_SUPPLIED MATERIAL_:
___

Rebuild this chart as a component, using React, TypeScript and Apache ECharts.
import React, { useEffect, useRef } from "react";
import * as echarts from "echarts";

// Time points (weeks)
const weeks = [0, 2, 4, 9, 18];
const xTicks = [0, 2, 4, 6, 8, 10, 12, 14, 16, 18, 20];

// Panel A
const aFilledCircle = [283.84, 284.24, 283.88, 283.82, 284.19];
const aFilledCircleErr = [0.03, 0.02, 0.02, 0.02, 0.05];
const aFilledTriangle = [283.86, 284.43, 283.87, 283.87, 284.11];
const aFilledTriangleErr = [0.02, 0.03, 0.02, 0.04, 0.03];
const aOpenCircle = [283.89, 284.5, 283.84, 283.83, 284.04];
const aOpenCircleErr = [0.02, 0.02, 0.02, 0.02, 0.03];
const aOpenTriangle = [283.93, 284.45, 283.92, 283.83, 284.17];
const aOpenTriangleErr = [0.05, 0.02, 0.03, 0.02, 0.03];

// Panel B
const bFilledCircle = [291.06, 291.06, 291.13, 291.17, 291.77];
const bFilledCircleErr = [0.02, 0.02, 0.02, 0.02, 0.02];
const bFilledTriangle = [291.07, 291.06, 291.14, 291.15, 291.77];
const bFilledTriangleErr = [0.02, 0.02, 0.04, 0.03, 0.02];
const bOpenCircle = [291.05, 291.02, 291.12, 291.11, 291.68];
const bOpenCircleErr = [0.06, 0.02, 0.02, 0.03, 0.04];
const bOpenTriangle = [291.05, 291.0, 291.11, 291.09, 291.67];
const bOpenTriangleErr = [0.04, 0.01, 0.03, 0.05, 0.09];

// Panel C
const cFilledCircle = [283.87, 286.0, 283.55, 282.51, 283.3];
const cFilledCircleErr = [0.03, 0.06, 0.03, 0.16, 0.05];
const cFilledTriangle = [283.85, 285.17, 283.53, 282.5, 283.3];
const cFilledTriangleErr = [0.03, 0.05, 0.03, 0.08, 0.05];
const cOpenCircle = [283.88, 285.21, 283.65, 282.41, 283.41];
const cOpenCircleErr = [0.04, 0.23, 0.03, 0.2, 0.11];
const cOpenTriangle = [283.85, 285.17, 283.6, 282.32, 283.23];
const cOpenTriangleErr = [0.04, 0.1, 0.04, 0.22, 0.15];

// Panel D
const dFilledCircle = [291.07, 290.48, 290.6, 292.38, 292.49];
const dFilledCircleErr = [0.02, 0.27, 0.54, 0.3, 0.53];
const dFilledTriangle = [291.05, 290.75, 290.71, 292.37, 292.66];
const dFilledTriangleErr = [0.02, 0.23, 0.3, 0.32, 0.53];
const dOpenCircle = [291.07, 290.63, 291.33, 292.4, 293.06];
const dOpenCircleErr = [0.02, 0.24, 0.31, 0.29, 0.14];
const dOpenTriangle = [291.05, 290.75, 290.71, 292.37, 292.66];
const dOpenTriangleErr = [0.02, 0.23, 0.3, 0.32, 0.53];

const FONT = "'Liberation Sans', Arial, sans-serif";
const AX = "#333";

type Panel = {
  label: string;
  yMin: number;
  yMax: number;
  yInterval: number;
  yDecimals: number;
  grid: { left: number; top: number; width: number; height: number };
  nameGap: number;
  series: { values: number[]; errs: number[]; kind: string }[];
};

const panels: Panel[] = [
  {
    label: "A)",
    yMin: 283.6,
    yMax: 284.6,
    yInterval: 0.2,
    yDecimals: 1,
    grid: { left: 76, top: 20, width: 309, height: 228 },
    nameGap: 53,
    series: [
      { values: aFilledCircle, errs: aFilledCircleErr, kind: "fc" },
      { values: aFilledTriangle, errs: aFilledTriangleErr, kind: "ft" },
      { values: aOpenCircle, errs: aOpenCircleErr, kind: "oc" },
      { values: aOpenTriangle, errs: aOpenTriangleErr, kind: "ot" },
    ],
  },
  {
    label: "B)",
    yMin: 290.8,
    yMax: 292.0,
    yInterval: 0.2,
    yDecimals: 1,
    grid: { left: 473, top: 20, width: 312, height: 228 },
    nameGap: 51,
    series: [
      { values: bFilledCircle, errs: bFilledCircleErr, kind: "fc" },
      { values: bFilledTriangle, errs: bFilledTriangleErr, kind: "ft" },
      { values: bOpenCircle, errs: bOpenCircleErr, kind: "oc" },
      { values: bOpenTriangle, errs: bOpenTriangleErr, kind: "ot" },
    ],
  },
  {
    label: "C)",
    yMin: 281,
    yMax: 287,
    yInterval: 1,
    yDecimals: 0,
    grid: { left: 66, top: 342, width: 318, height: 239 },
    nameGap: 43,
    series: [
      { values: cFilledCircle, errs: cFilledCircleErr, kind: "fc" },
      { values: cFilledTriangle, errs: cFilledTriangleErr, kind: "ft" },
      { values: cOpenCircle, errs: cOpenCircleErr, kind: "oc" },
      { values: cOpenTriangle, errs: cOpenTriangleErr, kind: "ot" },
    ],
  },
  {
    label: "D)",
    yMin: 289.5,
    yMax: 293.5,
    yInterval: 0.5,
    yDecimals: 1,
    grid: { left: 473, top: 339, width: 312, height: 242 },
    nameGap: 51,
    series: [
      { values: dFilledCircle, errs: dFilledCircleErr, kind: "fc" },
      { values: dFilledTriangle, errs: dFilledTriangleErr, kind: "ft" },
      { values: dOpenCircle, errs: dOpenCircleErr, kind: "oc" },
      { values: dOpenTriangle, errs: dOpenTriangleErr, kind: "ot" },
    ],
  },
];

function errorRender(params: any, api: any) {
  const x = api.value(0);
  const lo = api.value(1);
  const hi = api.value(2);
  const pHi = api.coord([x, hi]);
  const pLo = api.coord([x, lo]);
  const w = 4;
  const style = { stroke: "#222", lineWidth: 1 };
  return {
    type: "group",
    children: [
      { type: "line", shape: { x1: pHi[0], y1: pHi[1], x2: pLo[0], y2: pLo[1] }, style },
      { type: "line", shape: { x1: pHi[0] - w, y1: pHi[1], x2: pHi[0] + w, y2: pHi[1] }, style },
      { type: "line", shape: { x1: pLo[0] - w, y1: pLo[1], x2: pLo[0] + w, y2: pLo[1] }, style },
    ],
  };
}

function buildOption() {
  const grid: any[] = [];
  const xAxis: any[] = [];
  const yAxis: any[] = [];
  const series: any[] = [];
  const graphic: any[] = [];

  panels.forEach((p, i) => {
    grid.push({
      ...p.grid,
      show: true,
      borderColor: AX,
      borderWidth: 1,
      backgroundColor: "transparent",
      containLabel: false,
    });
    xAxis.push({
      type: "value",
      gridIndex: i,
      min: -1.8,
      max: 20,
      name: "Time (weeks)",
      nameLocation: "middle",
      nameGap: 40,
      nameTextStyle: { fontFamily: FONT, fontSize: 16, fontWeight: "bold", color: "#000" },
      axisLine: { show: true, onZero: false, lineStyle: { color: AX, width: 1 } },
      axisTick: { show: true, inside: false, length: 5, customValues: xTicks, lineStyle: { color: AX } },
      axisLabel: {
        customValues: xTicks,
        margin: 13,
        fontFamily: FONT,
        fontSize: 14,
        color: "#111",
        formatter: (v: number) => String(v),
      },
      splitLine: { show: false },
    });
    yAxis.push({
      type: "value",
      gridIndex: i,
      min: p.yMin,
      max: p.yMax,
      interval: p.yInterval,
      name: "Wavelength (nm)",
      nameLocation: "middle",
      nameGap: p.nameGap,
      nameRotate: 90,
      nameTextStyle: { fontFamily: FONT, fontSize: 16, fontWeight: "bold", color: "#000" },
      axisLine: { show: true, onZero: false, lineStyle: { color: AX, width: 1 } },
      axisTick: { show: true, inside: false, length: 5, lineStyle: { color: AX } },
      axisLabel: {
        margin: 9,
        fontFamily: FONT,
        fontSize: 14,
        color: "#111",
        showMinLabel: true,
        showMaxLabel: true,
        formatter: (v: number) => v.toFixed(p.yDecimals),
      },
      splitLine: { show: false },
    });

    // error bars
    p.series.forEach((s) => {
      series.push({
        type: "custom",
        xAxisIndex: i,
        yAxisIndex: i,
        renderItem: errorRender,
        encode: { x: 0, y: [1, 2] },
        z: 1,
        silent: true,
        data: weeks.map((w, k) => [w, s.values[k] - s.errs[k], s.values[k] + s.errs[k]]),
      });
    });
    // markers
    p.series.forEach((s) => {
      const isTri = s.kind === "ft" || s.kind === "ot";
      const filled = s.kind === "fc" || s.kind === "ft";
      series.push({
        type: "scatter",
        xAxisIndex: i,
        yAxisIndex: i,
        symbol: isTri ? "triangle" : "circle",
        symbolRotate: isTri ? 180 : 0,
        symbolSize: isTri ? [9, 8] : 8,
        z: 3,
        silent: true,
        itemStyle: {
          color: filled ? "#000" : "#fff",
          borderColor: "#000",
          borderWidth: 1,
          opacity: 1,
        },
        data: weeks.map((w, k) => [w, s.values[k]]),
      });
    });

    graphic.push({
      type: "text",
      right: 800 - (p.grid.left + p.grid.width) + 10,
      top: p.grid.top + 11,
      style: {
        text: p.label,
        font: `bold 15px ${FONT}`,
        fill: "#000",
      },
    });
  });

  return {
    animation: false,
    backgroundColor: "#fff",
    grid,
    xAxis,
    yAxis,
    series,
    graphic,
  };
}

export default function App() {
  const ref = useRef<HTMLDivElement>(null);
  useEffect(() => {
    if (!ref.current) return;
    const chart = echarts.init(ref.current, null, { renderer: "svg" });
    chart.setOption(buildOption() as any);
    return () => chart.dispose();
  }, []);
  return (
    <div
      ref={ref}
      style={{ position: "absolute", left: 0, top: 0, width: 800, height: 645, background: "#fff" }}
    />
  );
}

___

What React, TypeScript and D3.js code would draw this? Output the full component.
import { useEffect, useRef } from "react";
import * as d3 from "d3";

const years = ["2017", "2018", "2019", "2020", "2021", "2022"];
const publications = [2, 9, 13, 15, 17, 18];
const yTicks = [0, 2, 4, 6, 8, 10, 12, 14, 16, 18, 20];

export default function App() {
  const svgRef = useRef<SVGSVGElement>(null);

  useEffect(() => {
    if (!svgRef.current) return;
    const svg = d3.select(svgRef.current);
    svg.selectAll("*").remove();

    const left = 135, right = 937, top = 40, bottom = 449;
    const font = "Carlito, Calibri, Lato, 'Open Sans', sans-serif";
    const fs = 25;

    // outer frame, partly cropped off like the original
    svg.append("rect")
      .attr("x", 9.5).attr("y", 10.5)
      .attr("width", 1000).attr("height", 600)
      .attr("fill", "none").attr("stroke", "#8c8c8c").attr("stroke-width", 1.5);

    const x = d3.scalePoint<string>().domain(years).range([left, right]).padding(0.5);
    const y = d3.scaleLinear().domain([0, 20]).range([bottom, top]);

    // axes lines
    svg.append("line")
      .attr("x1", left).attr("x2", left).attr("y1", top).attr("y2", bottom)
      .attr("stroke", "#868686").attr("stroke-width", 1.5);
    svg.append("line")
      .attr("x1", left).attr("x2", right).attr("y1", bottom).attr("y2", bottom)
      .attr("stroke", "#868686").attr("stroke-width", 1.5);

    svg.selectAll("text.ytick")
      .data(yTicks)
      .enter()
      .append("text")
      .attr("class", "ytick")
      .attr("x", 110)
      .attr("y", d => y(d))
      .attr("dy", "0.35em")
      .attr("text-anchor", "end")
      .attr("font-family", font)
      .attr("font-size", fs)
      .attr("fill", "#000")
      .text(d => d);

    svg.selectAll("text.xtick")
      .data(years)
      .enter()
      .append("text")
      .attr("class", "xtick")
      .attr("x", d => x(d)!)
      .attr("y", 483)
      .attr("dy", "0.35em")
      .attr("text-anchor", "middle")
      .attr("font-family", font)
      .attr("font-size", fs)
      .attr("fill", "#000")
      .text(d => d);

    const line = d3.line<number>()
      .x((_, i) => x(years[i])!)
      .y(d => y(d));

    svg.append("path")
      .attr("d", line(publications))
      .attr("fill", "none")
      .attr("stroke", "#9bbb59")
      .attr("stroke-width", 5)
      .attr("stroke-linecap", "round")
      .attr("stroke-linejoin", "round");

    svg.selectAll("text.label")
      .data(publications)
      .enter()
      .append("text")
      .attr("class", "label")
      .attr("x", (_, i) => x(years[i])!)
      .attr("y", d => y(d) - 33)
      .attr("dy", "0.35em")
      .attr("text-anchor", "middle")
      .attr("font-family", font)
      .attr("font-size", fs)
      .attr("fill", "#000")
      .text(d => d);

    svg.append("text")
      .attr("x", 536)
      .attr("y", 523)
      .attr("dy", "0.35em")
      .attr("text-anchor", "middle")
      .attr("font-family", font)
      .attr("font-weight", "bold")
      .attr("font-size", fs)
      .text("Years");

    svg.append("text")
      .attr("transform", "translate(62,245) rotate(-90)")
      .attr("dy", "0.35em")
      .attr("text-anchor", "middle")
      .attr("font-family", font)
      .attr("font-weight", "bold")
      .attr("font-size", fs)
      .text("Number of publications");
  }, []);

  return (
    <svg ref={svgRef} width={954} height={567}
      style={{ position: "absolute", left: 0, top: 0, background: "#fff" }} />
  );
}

___

_THE REQUEST_: Taking the records above, retype every line from the one with "Rebuild this chart" down to the one with "const aOpenTriangleErr = [0.05, 0.02, 0.03, 0.02, 0.03];", exactly and with nothing else.

_EXPECTED ANSWER_:
Rebuild this chart as a component, using React, TypeScript and Apache ECharts.
import React, { useEffect, useRef } from "react";
import * as echarts from "echarts";

// Time points (weeks)
const weeks = [0, 2, 4, 9, 18];
const xTicks = [0, 2, 4, 6, 8, 10, 12, 14, 16, 18, 20];

// Panel A
const aFilledCircle = [283.84, 284.24, 283.88, 283.82, 284.19];
const aFilledCircleErr = [0.03, 0.02, 0.02, 0.02, 0.05];
const aFilledTriangle = [283.86, 284.43, 283.87, 283.87, 284.11];
const aFilledTriangleErr = [0.02, 0.03, 0.02, 0.04, 0.03];
const aOpenCircle = [283.89, 284.5, 283.84, 283.83, 284.04];
const aOpenCircleErr = [0.02, 0.02, 0.02, 0.02, 0.03];
const aOpenTriangle = [283.93, 284.45, 283.92, 283.83, 284.17];
const aOpenTriangleErr = [0.05, 0.02, 0.03, 0.02, 0.03];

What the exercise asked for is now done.